[Source code of charts]
● ● ●

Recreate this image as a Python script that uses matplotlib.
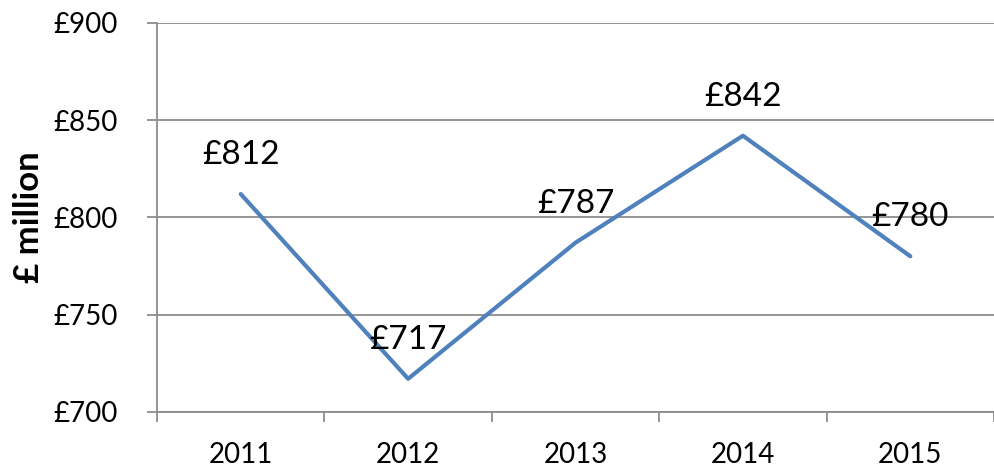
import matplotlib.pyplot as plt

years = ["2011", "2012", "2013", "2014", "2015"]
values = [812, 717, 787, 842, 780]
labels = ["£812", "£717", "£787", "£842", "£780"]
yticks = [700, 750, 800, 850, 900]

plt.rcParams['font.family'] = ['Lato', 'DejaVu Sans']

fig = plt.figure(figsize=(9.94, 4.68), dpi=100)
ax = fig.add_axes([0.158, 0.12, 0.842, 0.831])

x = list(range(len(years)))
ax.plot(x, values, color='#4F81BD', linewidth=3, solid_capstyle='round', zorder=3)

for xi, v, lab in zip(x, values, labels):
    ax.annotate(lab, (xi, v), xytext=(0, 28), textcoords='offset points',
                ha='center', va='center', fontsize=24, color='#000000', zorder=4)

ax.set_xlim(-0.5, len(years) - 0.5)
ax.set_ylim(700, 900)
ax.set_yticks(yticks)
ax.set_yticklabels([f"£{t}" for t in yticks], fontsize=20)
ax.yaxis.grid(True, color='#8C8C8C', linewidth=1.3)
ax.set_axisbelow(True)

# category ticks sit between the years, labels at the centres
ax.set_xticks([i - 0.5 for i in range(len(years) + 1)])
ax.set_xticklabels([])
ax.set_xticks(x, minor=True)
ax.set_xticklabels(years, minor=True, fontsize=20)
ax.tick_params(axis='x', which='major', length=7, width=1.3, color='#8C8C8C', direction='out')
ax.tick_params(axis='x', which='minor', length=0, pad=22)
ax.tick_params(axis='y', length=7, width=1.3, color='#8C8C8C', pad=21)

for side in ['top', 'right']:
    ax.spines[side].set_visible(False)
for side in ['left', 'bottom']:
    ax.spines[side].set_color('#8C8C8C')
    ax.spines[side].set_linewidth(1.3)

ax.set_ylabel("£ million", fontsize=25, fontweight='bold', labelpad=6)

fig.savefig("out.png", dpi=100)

● ● ●

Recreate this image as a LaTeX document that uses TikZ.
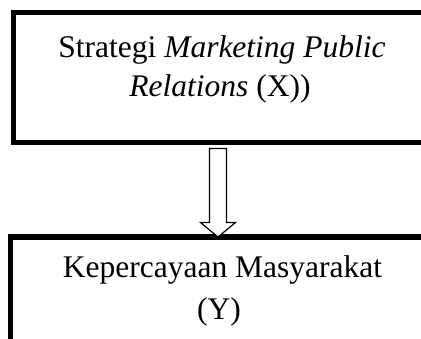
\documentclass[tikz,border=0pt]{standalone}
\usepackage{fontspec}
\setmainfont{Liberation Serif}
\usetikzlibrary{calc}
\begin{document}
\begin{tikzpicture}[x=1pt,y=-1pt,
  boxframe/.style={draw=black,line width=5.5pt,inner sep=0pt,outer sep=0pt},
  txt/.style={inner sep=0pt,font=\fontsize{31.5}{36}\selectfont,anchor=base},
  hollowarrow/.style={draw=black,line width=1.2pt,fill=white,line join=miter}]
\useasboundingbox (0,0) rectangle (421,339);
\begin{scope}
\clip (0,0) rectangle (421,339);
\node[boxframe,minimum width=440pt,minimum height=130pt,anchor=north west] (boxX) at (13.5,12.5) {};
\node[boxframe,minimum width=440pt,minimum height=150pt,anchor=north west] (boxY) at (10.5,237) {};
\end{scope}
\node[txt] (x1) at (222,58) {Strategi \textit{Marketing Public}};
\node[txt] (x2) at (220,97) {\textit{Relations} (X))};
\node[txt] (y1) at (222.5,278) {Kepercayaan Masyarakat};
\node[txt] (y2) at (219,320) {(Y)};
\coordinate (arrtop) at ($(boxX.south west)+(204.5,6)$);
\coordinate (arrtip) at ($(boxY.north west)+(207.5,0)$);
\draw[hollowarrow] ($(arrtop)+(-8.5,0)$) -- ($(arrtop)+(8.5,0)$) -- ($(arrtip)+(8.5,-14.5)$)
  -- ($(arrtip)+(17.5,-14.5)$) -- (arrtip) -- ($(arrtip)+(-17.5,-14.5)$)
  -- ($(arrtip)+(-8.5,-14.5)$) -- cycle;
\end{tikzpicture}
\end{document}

● ● ●

▶ What is needed: Give a single number: the count of lines above that include the word "this".

▶ Response: 2